Compare Carriers That Recognize Senior Profiles

Because North Carolina does not mandate the mature-driver discount, comparing carriers on discount availability and senior-friendly underwriting practices is the only path to premium relief. Some carriers file mature-driver discounts, low-mileage programs, and accident-forgiveness features that benefit retirees with clean records and reduced annual mileage. Others do not. Shopping your policy across at least three carriers every renewal cycle surfaces which ones offer programs that match your current driving profile.

Independent agents who represent multiple carriers can quote all of them simultaneously and identify which carrier filings include the mature-driver discount, which require course completion, and which apply the discount automatically at age 65. The comparison takes one conversation instead of five separate phone calls. Ask the agent to confirm mature-driver discount availability and percentage for each quoted carrier before you decide which policy to bind. Do not assume all carriers offer the same discount structure; they do not.

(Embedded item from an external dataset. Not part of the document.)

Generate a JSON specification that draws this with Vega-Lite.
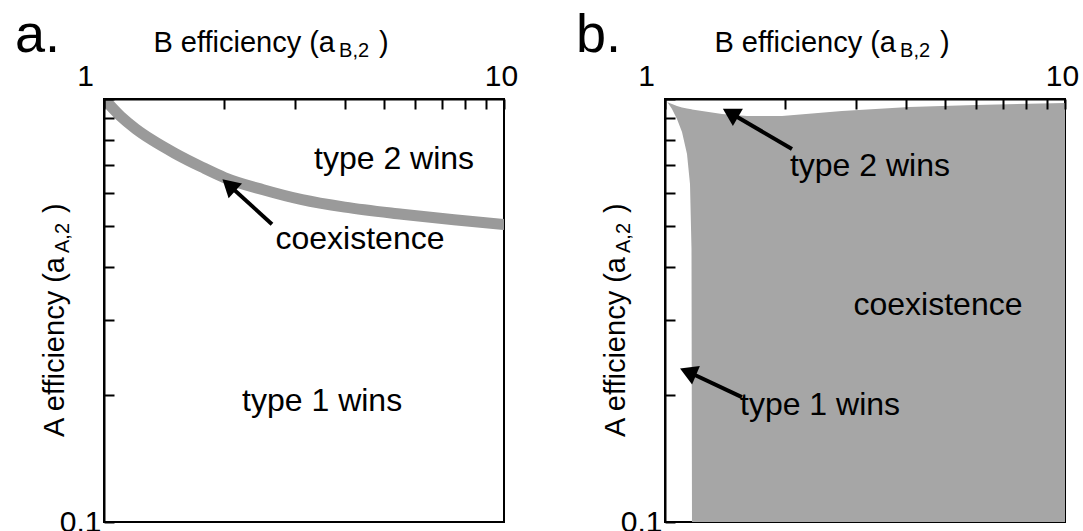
{
  "$schema": "https://vega.github.io/schema/vega-lite/v6.json",
  "background": "white",
  "padding": {"left": 13, "top": 8, "right": 0, "bottom": 0},
  "bounds": "flush",
  "spacing": 161,
  "config": {
    "view": {"stroke": "black", "strokeWidth": 2},
    "font": "Liberation Sans",
    "text": {"font": "Liberation Sans", "color": "black"}
  },
  "datasets": {
    "band": [
      {"B": 0.97, "A": 1.03},
      {"B": 1.0, "A": 1.0},
      {"B": 1.1, "A": 0.91},
      {"B": 1.2, "A": 0.85},
      {"B": 1.318, "A": 0.80},
      {"B": 1.5, "A": 0.745},
      {"B": 1.758, "A": 0.69},
      {"B": 2.0, "A": 0.652},
      {"B": 2.5, "A": 0.61},
      {"B": 3.126, "A": 0.578},
      {"B": 4.0, "A": 0.555},
      {"B": 5.56, "A": 0.534},
      {"B": 7.5, "A": 0.518},
      {"B": 10.0, "A": 0.505},
      {"B": 10.5, "A": 0.503}
    ],
    "region": [
      {"B": 1.0, "A": 1.0, "A2": 1.0},
      {"B": 1.0174, "A": 0.981, "A2": 0.9785},
      {"B": 1.0411, "A": 0.9731, "A2": 0.947},
      {"B": 1.0715, "A": 0.9626, "A2": 0.8968},
      {"B": 1.1028, "A": 0.9548, "A2": 0.8355},
      {"B": 1.135, "A": 0.949, "A2": 0.7413},
      {"B": 1.1548, "A": 0.9465, "A2": 0.6294},
      {"B": 1.1648, "A": 0.9452, "A2": 0.4416},
      {"B": 1.1681, "A": 0.9445, "A2": 0.1},
      {"B": 1.2373, "A": 0.9368, "A2": 0.1},
      {"B": 1.3883, "A": 0.9216, "A2": 0.1},
      {"B": 1.6032, "A": 0.9116, "A2": 0.1},
      {"B": 1.9611, "A": 0.9116, "A2": 0.1},
      {"B": 2.77, "A": 0.9368, "A2": 0.1},
      {"B": 4.074, "A": 0.9574, "A2": 0.1},
      {"B": 5.957, "A": 0.9679, "A2": 0.1},
      {"B": 10.0, "A": 0.9785, "A2": 0.1}
    ],
    "notes": [
      {"panel": "a", "label": "type 2 wins", "B": 5.31, "A": 0.721},
      {"panel": "a", "label": "coexistence", "B": 4.365, "A": 0.467},
      {"panel": "a", "label": "type 1 wins", "B": 3.51, "A": 0.193},
      {"panel": "b", "label": "type 2 wins", "B": 3.254, "A": 0.694},
      {"panel": "b", "label": "coexistence", "B": 4.814, "A": 0.326},
      {"panel": "b", "label": "type 1 wins", "B": 2.441, "A": 0.189}
    ],
    "arrows": [
      {"id": "a1", "panel": "a", "B": 2.63, "A": 0.506, "B2": 2.052, "A2": 0.626},
      {"id": "b2", "panel": "b", "B": 2.077, "A": 0.762, "B2": 1.457, "A2": 0.9266},
      {"id": "b1", "panel": "b", "B": 1.557, "A": 0.1974, "B2": 1.1416, "A2": 0.2265}
    ],
    "titles": [
      {"part": "xmain", "label": "B efficiency (a", "B": 3.78, "A": 1.291},
      {"part": "xsub", "label": "B,2", "B": 3.87, "A": 1.257},
      {"part": "xclose", "label": ")", "B": 4.869, "A": 1.291},
      {"part": "ymain", "label": "A efficiency (a", "B": 0.7943, "A": 0.4231},
      {"part": "ysub", "label": "A,2", "B": 0.8176, "A": 0.4325},
      {"part": "yclose", "label": ")", "B": 0.7943, "A": 0.5377}
    ],
    "letters": [
      {"panel": "a", "label": "a.", "B": 0.5989, "A": 1.291},
      {"panel": "b", "label": "b.", "B": 0.5989, "A": 1.291}
    ]
  },
  "hconcat": [
    {
      "width": 400,
      "height": 423,
      "encoding": {
        "x": {"field": "B", "type": "quantitative", "title": null,
          "scale": {"type": "log", "domain": [1, 10], "nice": false},
          "axis": {"orient": "top", "values": [1, 2, 3, 4, 5, 6, 7, 8, 9, 10],
            "labelExpr": "datum.value == 1 ? '1' : (datum.value == 10 ? '10' : '')",
            "title": null, "grid": false, "domainColor": "black", "domainWidth": 2,
            "tickColor": "black", "tickWidth": 2, "tickSize": -10,
            "labelFontSize": 30, "labelFont": "Liberation Sans", "labelColor": "black",
            "labelPadding": 18, "labelFlush": false, "labelOverlap": false,
            "labelOffset": {"condition": {"test": "datum.value == 1", "value": -19}, "value": -3},
            "zindex": 1}},
        "y": {"field": "A", "type": "quantitative", "title": null,
          "scale": {"type": "log", "domain": [0.1, 1], "nice": false},
          "axis": {"orient": "left", "values": [0.1, 0.2, 0.3, 0.4, 0.5, 0.6, 0.7, 0.8, 0.9, 1],
            "labelExpr": "datum.value < 0.15 ? '0.1' : ''",
            "title": null, "grid": false, "domainColor": "black", "domainWidth": 2,
            "tickColor": "black", "tickWidth": 2, "tickSize": -10,
            "labelFontSize": 30, "labelFont": "Liberation Sans", "labelColor": "black",
            "labelPadding": 13, "labelFlush": false, "labelOverlap": false,
            "zindex": 1}}
      },
      "layer": [
        {"data": {"name": "band"},
         "mark": {"type": "line", "clip": true, "color": "#9a9a9a", "strokeWidth": 11, "interpolate": "monotone"}},
        {"data": {"name": "notes"}, "transform": [{"filter": "datum.panel == 'a'"}],
         "mark": {"type": "text", "fontSize": 32, "align": "center", "baseline": "middle"},
         "encoding": {"text": {"field": "label"}}},
        {"data": {"name": "arrows"}, "transform": [{"filter": "datum.panel == 'a'"}],
         "mark": {"type": "rule", "color": "black", "strokeWidth": 4},
         "encoding": {"x2": {"field": "B2"}, "y2": {"field": "A2"}}},
        {"data": {"name": "arrows"}, "transform": [{"filter": "datum.id == 'a1'"}],
         "mark": {"type": "point", "shape": "triangle-up", "filled": true, "color": "black", "opacity": 1, "size": 400, "angle": 312},
         "encoding": {
           "x": {"field": "B2", "type": "quantitative", "title": null, "scale": {"type": "log", "domain": [1, 10], "nice": false}},
           "y": {"field": "A2", "type": "quantitative", "title": null, "scale": {"type": "log", "domain": [0.1, 1], "nice": false}}}},
        {"data": {"name": "titles"}, "transform": [{"filter": "datum.part == 'xmain'"}],
         "mark": {"type": "text", "fontSize": 29, "align": "right", "baseline": "alphabetic"},
         "encoding": {"text": {"field": "label"}}},
        {"data": {"name": "titles"}, "transform": [{"filter": "datum.part == 'xsub'"}],
         "mark": {"type": "text", "fontSize": 20, "align": "left", "baseline": "alphabetic"},
         "encoding": {"text": {"field": "label"}}},
        {"data": {"name": "titles"}, "transform": [{"filter": "datum.part == 'xclose'"}],
         "mark": {"type": "text", "fontSize": 29, "align": "left", "baseline": "alphabetic"},
         "encoding": {"text": {"field": "label"}}},
        {"data": {"name": "titles"}, "transform": [{"filter": "datum.part == 'ymain'"}],
         "mark": {"type": "text", "fontSize": 29, "align": "right", "baseline": "alphabetic", "angle": 270},
         "encoding": {"text": {"field": "label"}}},
        {"data": {"name": "titles"}, "transform": [{"filter": "datum.part == 'ysub'"}],
         "mark": {"type": "text", "fontSize": 20, "align": "left", "baseline": "alphabetic", "angle": 270},
         "encoding": {"text": {"field": "label"}}},
        {"data": {"name": "titles"}, "transform": [{"filter": "datum.part == 'yclose'"}],
         "mark": {"type": "text", "fontSize": 29, "align": "left", "baseline": "alphabetic", "angle": 270},
         "encoding": {"text": {"field": "label"}}},
        {"data": {"name": "letters"}, "transform": [{"filter": "datum.panel == 'a'"}],
         "mark": {"type": "text", "fontSize": 54, "align": "left", "baseline": "alphabetic"},
         "encoding": {"text": {"field": "label"}}}
      ]
    },
    {
      "width": 400,
      "height": 423,
      "encoding": {
        "x": {"field": "B", "type": "quantitative", "title": null,
          "scale": {"type": "log", "domain": [1, 10], "nice": false},
          "axis": {"orient": "top", "values": [1, 2, 3, 4, 5, 6, 7, 8, 9, 10],
            "labelExpr": "datum.value == 1 ? '1' : (datum.value == 10 ? '10' : '')",
            "title": null, "grid": false, "domainColor": "black", "domainWidth": 2,
            "tickColor": "black", "tickWidth": 2, "tickSize": -10,
            "labelFontSize": 30, "labelFont": "Liberation Sans", "labelColor": "black",
            "labelPadding": 18, "labelFlush": false, "labelOverlap": false,
            "labelOffset": {"condition": {"test": "datum.value == 1", "value": -19}, "value": -3},
            "zindex": 1}},
        "y": {"field": "A", "type": "quantitative", "title": null,
          "scale": {"type": "log", "domain": [0.1, 1], "nice": false},
          "axis": {"orient": "left", "values": [0.1, 0.2, 0.3, 0.4, 0.5, 0.6, 0.7, 0.8, 0.9, 1],
            "labelExpr": "datum.value < 0.15 ? '0.1' : ''",
            "title": null, "grid": false, "domainColor": "black", "domainWidth": 2,
            "tickColor": "black", "tickWidth": 2, "tickSize": -10,
            "labelFontSize": 30, "labelFont": "Liberation Sans", "labelColor": "black",
            "labelPadding": 13, "labelFlush": false, "labelOverlap": false,
            "zindex": 1}}
      },
      "layer": [
        {"data": {"name": "region"},
         "mark": {"type": "area", "clip": true, "color": "#a6a6a6", "opacity": 1},
         "encoding": {"y2": {"field": "A2"}}},
        {"data": {"name": "notes"}, "transform": [{"filter": "datum.panel == 'b'"}],
         "mark": {"type": "text", "fontSize": 32, "align": "center", "baseline": "middle"},
         "encoding": {"text": {"field": "label"}}},
        {"data": {"name": "arrows"}, "transform": [{"filter": "datum.panel == 'b'"}],
         "mark": {"type": "rule", "color": "black", "strokeWidth": 4},
         "encoding": {"x2": {"field": "B2"}, "y2": {"field": "A2"}}},
        {"data": {"name": "arrows"}, "transform": [{"filter": "datum.id == 'b2'"}],
         "mark": {"type": "point", "shape": "triangle-up", "filled": true, "color": "black", "opacity": 1, "size": 400, "angle": 300},
         "encoding": {
           "x": {"field": "B2", "type": "quantitative", "title": null, "scale": {"type": "log", "domain": [1, 10], "nice": false}},
           "y": {"field": "A2", "type": "quantitative", "title": null, "scale": {"type": "log", "domain": [0.1, 1], "nice": false}}}},
        {"data": {"name": "arrows"}, "transform": [{"filter": "datum.id == 'b1'"}],
         "mark": {"type": "point", "shape": "triangle-up", "filled": true, "color": "black", "opacity": 1, "size": 400, "angle": 293},
         "encoding": {
           "x": {"field": "B2", "type": "quantitative", "title": null, "scale": {"type": "log", "domain": [1, 10], "nice": false}},
           "y": {"field": "A2", "type": "quantitative", "title": null, "scale": {"type": "log", "domain": [0.1, 1], "nice": false}}}},
        {"data": {"name": "titles"}, "transform": [{"filter": "datum.part == 'xmain'"}],
         "mark": {"type": "text", "fontSize": 29, "align": "right", "baseline": "alphabetic"},
         "encoding": {"text": {"field": "label"}}},
        {"data": {"name": "titles"}, "transform": [{"filter": "datum.part == 'xsub'"}],
         "mark": {"type": "text", "fontSize": 20, "align": "left", "baseline": "alphabetic"},
         "encoding": {"text": {"field": "label"}}},
        {"data": {"name": "titles"}, "transform": [{"filter": "datum.part == 'xclose'"}],
         "mark": {"type": "text", "fontSize": 29, "align": "left", "baseline": "alphabetic"},
         "encoding": {"text": {"field": "label"}}},
        {"data": {"name": "titles"}, "transform": [{"filter": "datum.part == 'ymain'"}],
         "mark": {"type": "text", "fontSize": 29, "align": "right", "baseline": "alphabetic", "angle": 270},
         "encoding": {"text": {"field": "label"}}},
        {"data": {"name": "titles"}, "transform": [{"filter": "datum.part == 'ysub'"}],
         "mark": {"type": "text", "fontSize": 20, "align": "left", "baseline": "alphabetic", "angle": 270},
         "encoding": {"text": {"field": "label"}}},
        {"data": {"name": "titles"}, "transform": [{"filter": "datum.part == 'yclose'"}],
         "mark": {"type": "text", "fontSize": 29, "align": "left", "baseline": "alphabetic", "angle": 270},
         "encoding": {"text": {"field": "label"}}},
        {"data": {"name": "letters"}, "transform": [{"filter": "datum.panel == 'b'"}],
         "mark": {"type": "text", "fontSize": 54, "align": "left", "baseline": "alphabetic"},
         "encoding": {"text": {"field": "label"}}}
      ]
    }
  ]
}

Verify the Discount Appears on Your Policy Before You Pay

When you switch carriers or renew with your current one after submitting a course certificate, verify the mature-driver discount appears as a line item on your policy declarations page before you pay the premium. The discount should show as a named deduction with a dollar amount or percentage. If it does not appear, call underwriting immediately and ask why. Do not wait until the next renewal to discover the discount was never applied.

Request a quote comparison from at least two other carriers writing in North Carolina that confirmed they file a mature-driver discount in their rate schedule. Compare the post-discount premium, coverage limits, and renewal terms side by side. The carrier offering the lowest premium today may not offer a mature-driver discount, which means your rate will climb once you age into the next actuarial bracket. The carrier offering a slightly higher premium today with a filed mature-driver discount may cost less over the next six years because the discount applies at every renewal as long as you keep your certificate current.